■ Source excerpt:
-------
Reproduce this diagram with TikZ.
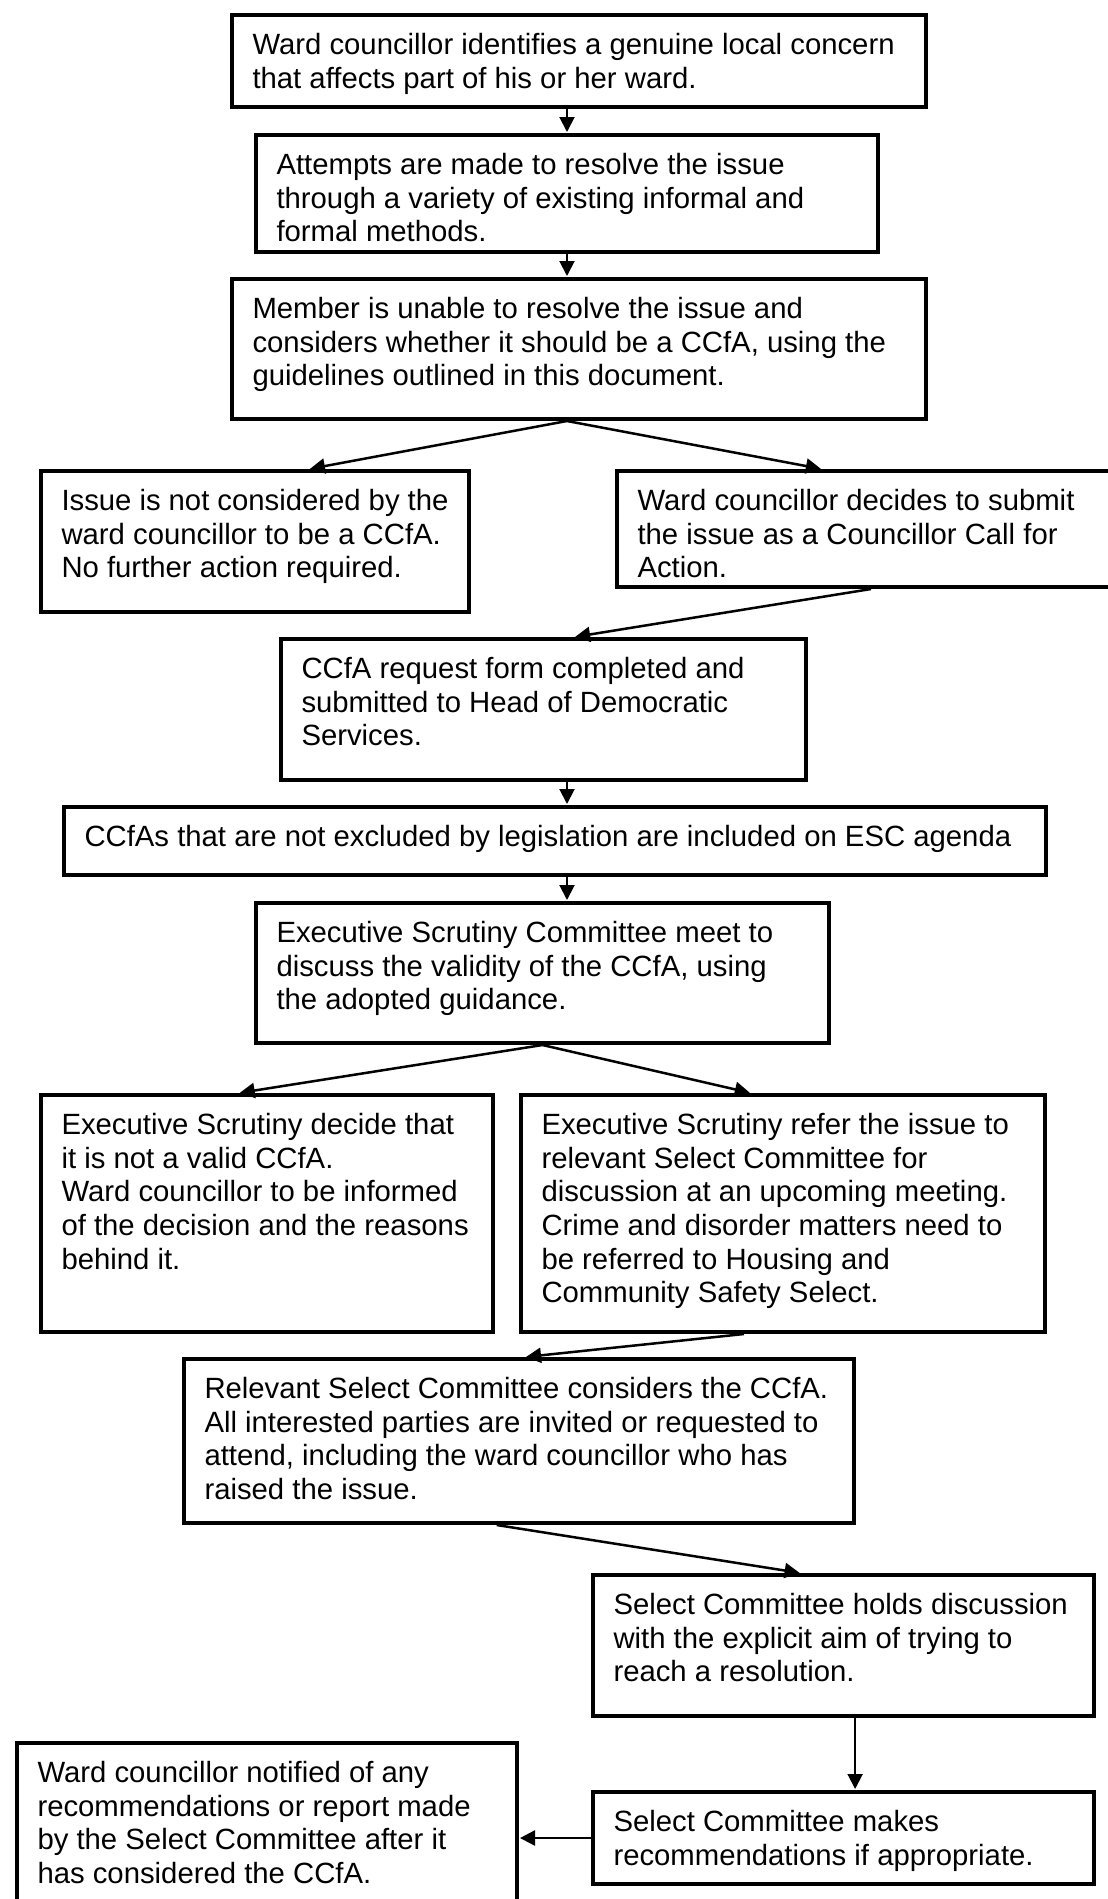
\documentclass[tikz,border=0pt]{standalone}
\usepackage{fontspec}
\setmainfont{Liberation Sans}
\usepackage{tikz}
\usetikzlibrary{arrows.meta}
\usetikzlibrary{calc}

\newcommand{\boxfont}{\fontsize{29.3}{33.6}\selectfont}

\begin{document}
\begin{tikzpicture}[x=1pt,y=-1pt,->,>={Triangle[length=15pt,width=15pt]},
                    shorten >=1pt,line width=2.5pt]
  \tikzset{flowbox/.style 2 args={draw,line width=4pt,anchor=north west,
      inner xsep=20.5pt,inner ysep=0pt,font=\boxfont,
      execute at begin node={\begin{minipage}[t][#2pt][t]{#1pt}\vspace*{18.5pt}\raggedright},
      execute at end node={\end{minipage}}}}
  \useasboundingbox (0,0) rectangle (1108,1899);

  \node[flowbox={653}{92}]  (concern)   at (230,13)   {Ward councillor identifies a genuine local concern\\that affects part of his or her ward.};
  \node[flowbox={581}{117}] (attempts)  at (254,133)  {Attempts are made to resolve the issue\\through a variety of existing informal and\\formal methods.};
  \node[flowbox={653}{140}] (unable)    at (230,277)  {Member is unable to resolve the issue and\\considers whether it should be a CCfA, using the\\guidelines outlined in this document.};
  \node[flowbox={387}{141}] (notccfa)   at (39,469)   {Issue is not considered by the\\ward councillor to be a CCfA.\\No further action required.};
  \node[flowbox={457}{116}] (submit)    at (615,469)  {Ward councillor decides to submit\\the issue as a Councillor Call for\\Action.};
  \node[flowbox={484}{141}] (form)      at (279,637)  {CCfA request form completed and\\submitted to Head of Democratic\\Services.};
  \node[flowbox={941}{68}]  (agenda)    at (62,805)   {\centering CCfAs that are not excluded by legislation are included on ESC agenda};
  \node[flowbox={532}{140}] (esc)       at (254,901)  {Executive Scrutiny Committee meet to\\discuss the validity of the CCfA, using\\the adopted guidance.};
  \node[flowbox={411}{237}] (invalid)   at (39,1093)  {Executive Scrutiny decide that\\it is not a valid CCfA.\\Ward councillor to be informed\\of the decision and the reasons\\behind it.};
  \node[flowbox={483}{237}] (refer)     at (519,1093) {Executive Scrutiny refer the issue to\\relevant Select Committee for\\discussion at an upcoming meeting.\\Crime and disorder matters need to\\be referred to Housing and\\Community Safety Select.};
  \node[flowbox={629}{164}] (considers) at (182,1357) {Relevant Select Committee considers the CCfA.\\All interested parties are invited or requested to\\attend, including the ward councillor who has\\raised the issue.};
  \node[flowbox={460}{141}] (holds)     at (591,1573) {Select Committee holds discussion\\with the explicit aim of trying to\\reach a resolution.};
  \node[flowbox={460}{92}]  (makes)     at (591,1790) {Select Committee makes\\recommendations if appropriate.};
  \node[flowbox={459}{162}] (notified)  at (15,1741)  {Ward councillor notified of any\\recommendations or report made\\by the Select Committee after it\\has considered the CCfA.};

  \path (concern.south -| attempts.north) edge[line width=2pt] (attempts.north)
        (attempts.south) edge[line width=2pt] (attempts.south |- unable.north)
        (unable.south -| attempts.south) edge ($(notccfa.north west)!0.625!(notccfa.north east)$)
        (unable.south -| attempts.south) edge ($(submit.north west)!0.412!(submit.north east)$)
        ($(submit.south west)!0.51!(submit.south east)$) edge ($(form.north west)!0.558!(form.north east)$)
        (form.south -| attempts.south) edge[line width=2pt] (agenda.north -| attempts.south)
        (agenda.south -| attempts.south) edge[line width=2pt] (esc.north -| attempts.south)
        (esc.south) edge ($(invalid.north west)!0.438!(invalid.north east)$)
        (esc.south) edge ($(refer.north west)!0.439!(refer.north east)$)
        ($(refer.south west)!0.426!(refer.south east)$) edge ($(considers.north west)!0.509!(considers.north east)$)
        ($(considers.south west)!0.467!(considers.south east)$) edge ($(holds.north west)!0.415!(holds.north east)$)
        ($(holds.south west)!0.523!(holds.south east)$) edge[line width=2pt] ($(makes.north west)!0.523!(makes.north east)$)
        (makes.west) edge (makes.west -| notified.east);
\end{tikzpicture}
\end{document}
-------
■ Given problem: Reproduce the data above word for word from its first line through the line that holds "(0,0) rectangle (1108,1899);", both ends included; skip pictures.

■ Answer:
Reproduce this diagram with TikZ.
\documentclass[tikz,border=0pt]{standalone}
\usepackage{fontspec}
\setmainfont{Liberation Sans}
\usepackage{tikz}
\usetikzlibrary{arrows.meta}
\usetikzlibrary{calc}

\newcommand{\boxfont}{\fontsize{29.3}{33.6}\selectfont}

\begin{document}
\begin{tikzpicture}[x=1pt,y=-1pt,->,>={Triangle[length=15pt,width=15pt]},
                    shorten >=1pt,line width=2.5pt]
  \tikzset{flowbox/.style 2 args={draw,line width=4pt,anchor=north west,
      inner xsep=20.5pt,inner ysep=0pt,font=\boxfont,
      execute at begin node={\begin{minipage}[t][#2pt][t]{#1pt}\vspace*{18.5pt}\raggedright},
      execute at end node={\end{minipage}}}}
  \useasboundingbox (0,0) rectangle (1108,1899);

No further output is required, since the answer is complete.